EXERCISE PROMPT: Retype exactly what runs from the first line of the data to the line with "import seaborn as sns", keeping both of those lines and skipping pictures.

SUPPLIED INFORMATION:
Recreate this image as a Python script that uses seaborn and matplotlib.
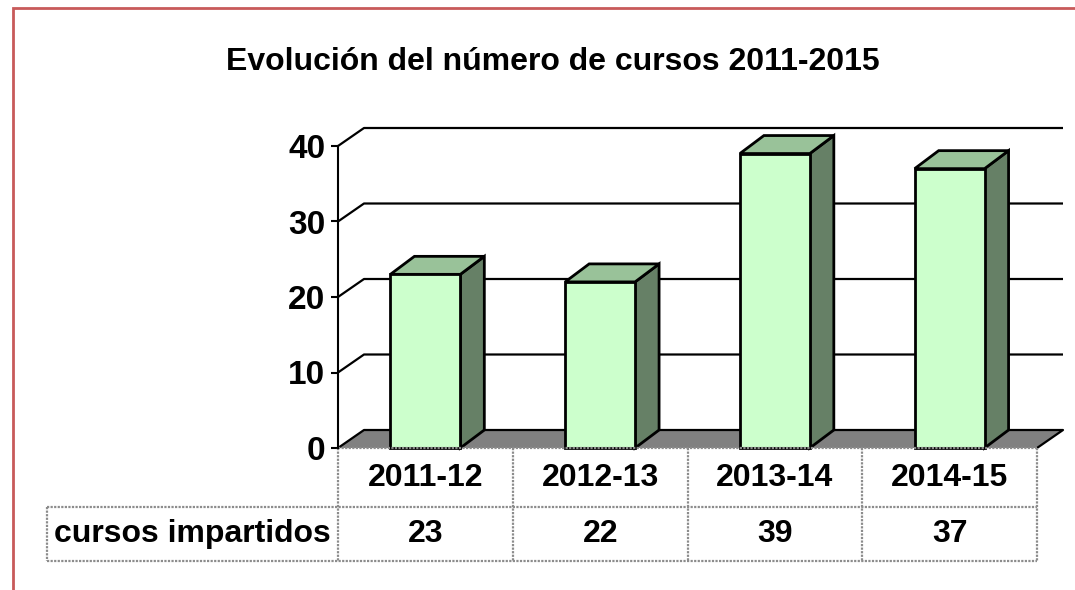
import matplotlib
matplotlib.use('Agg')
import matplotlib.pyplot as plt
import matplotlib.transforms as mtransforms
from matplotlib.patches import Polygon, Rectangle
import seaborn as sns

categories = ["2011-12", "2012-13", "2013-14", "2014-15"]
values = [23, 22, 39, 37]
row_label = "cursos impartidos"
title = "Evolución del número de cursos 2011-2015"
yticks = [0, 10, 20, 30, 40]

FRONT = "#CCFFCC"
TOP = "#99C299"
SIDE = "#668066"
FLOOR = "#808080"
TABLE_LINE = "#8C8C8C"

sns.set_theme(style="white")
plt.rcParams['font.family'] = ['Liberation Sans', 'DejaVu Sans']
plt.rcParams['text.color'] = 'black'
plt.rcParams['ytick.labelcolor'] = 'black'

fig = plt.figure(figsize=(10.75, 5.9), dpi=100)
ax = fig.add_axes([338 / 1075, 142 / 590, 699 / 1075, 302 / 590])

sns.barplot(x=categories, y=values, color=FRONT, width=0.4, saturation=1,
            edgecolor="black", linewidth=2, ax=ax, zorder=4)
ax.set_xlim(-0.5, 3.5)
ax.set_ylim(0, 40)
ax.set_xticks([])
ax.set_yticks(yticks)
ax.set_yticklabels([str(t) for t in yticks], fontsize=24, fontweight="bold",
                   color="black")
ax.tick_params(axis="y", direction="out", length=5, width=1.5, pad=4,
               left=True, color="black")
ax.set_xlabel("")
ax.set_ylabel("")
for side in ["top", "right", "bottom"]:
    ax.spines[side].set_visible(False)
ax.spines["left"].set_color("black")
ax.spines["left"].set_linewidth(1.5)
ax.spines["left"].set_zorder(6)


def shifted(x, y, dx, dy):
    # move a data point by a pixel offset (dx right, dy up)
    px, py = ax.transData.transform((x, y))
    return tuple(ax.transData.inverted().transform((px + dx, py + dy)))


# back wall gridlines and floor
WALL_DX, WALL_DY = 26, 18
for t in yticks[1:]:
    p0 = (-0.5, t)
    p1 = shifted(-0.5, t, WALL_DX, WALL_DY)
    p2 = shifted(3.5, t, WALL_DX, WALL_DY)
    ax.plot([p0[0], p1[0], p2[0]], [p0[1], p1[1], p2[1]], color="black",
            lw=1.6, zorder=1, clip_on=False, solid_capstyle="butt")

fl = [(-0.5, 0), (3.5, 0), shifted(3.5, 0, WALL_DX, WALL_DY),
      shifted(-0.5, 0, WALL_DX, WALL_DY)]
ax.add_patch(Polygon(fl, closed=True, facecolor=FLOOR, edgecolor="none",
                     zorder=2, clip_on=False))
ax.plot([fl[0][0], fl[3][0], fl[2][0], fl[1][0]],
        [fl[0][1], fl[3][1], fl[2][1], fl[1][1]],
        color="black", lw=1.6, zorder=2.5, clip_on=False)

# 3d faces of the bars
BAR_DX, BAR_DY = 24, 18
for bar in ax.patches:
    if not isinstance(bar, Rectangle) or bar.get_facecolor()[:3] != matplotlib.colors.to_rgb(FRONT):
        continue
    x0 = bar.get_x()
    x1 = x0 + bar.get_width()
    h = bar.get_height()
    side_face = [(x1, 0), (x1, h), shifted(x1, h, BAR_DX, BAR_DY),
                 shifted(x1, 0, BAR_DX, BAR_DY)]
    top_face = [(x0, h), (x1, h), shifted(x1, h, BAR_DX, BAR_DY),
                shifted(x0, h, BAR_DX, BAR_DY)]
    ax.add_patch(Polygon(side_face, closed=True, facecolor=SIDE,
                         edgecolor="black", lw=2, zorder=3.5, clip_on=False))
    ax.add_patch(Polygon(top_face, closed=True, facecolor=TOP,
                         edgecolor="black", lw=2, zorder=3.5, clip_on=False,
                         joinstyle="miter"))
    bar.set_clip_on(False)

# data table under the chart
blend = mtransforms.blended_transform_factory(ax.transData, ax.transAxes)
row1, row2 = -59 / 302, -113 / 302
label_left = -0.5 - 291 / 174.75
dotted = dict(color=TABLE_LINE, lw=1.6, ls=(0, (1, 0.6)), transform=blend,
              clip_on=False, zorder=5)
ax.plot([-0.5, 3.5], [0, 0], **dotted)
ax.plot([label_left, 3.5], [row1, row1], **dotted)
ax.plot([label_left, 3.5], [row2, row2], **dotted)
for i in range(len(categories) + 1):
    ax.plot([i - 0.5, i - 0.5], [0, row2], **dotted)
ax.plot([label_left, label_left], [row1, row2], **dotted)

for i, (cat, val) in enumerate(zip(categories, values)):
    ax.text(i, row1 / 2, cat, transform=blend, ha="center", va="center",
            fontsize=23, fontweight="bold", color="black")
    ax.text(i, (row1 + row2) / 2, str(val), transform=blend, ha="center",
            va="center", fontsize=23, fontweight="bold", color="black")
ax.text((label_left - 0.5) / 2, (row1 + row2) / 2, row_label, transform=blend,
        ha="center", va="center", fontsize=23, fontweight="bold", color="black")

fig.text(553 / 1075, 1 - 62 / 590, title, ha="center", va="center",
         fontsize=23, fontweight="bold", color="black")

# red frame of the chart area
fig.patches.append(Rectangle((13 / 1075, -0.1), 1.2, 1 - 8 / 590 + 0.1,
                             transform=fig.transFigure, fill=False,
                             edgecolor="#C85A5A", lw=2, zorder=10))

fig.savefig("out.png", dpi=100)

ANSWER TO THIS TASK:
Recreate this image as a Python script that uses seaborn and matplotlib.
import matplotlib
matplotlib.use('Agg')
import matplotlib.pyplot as plt
import matplotlib.transforms as mtransforms
from matplotlib.patches import Polygon, Rectangle
import seaborn as sns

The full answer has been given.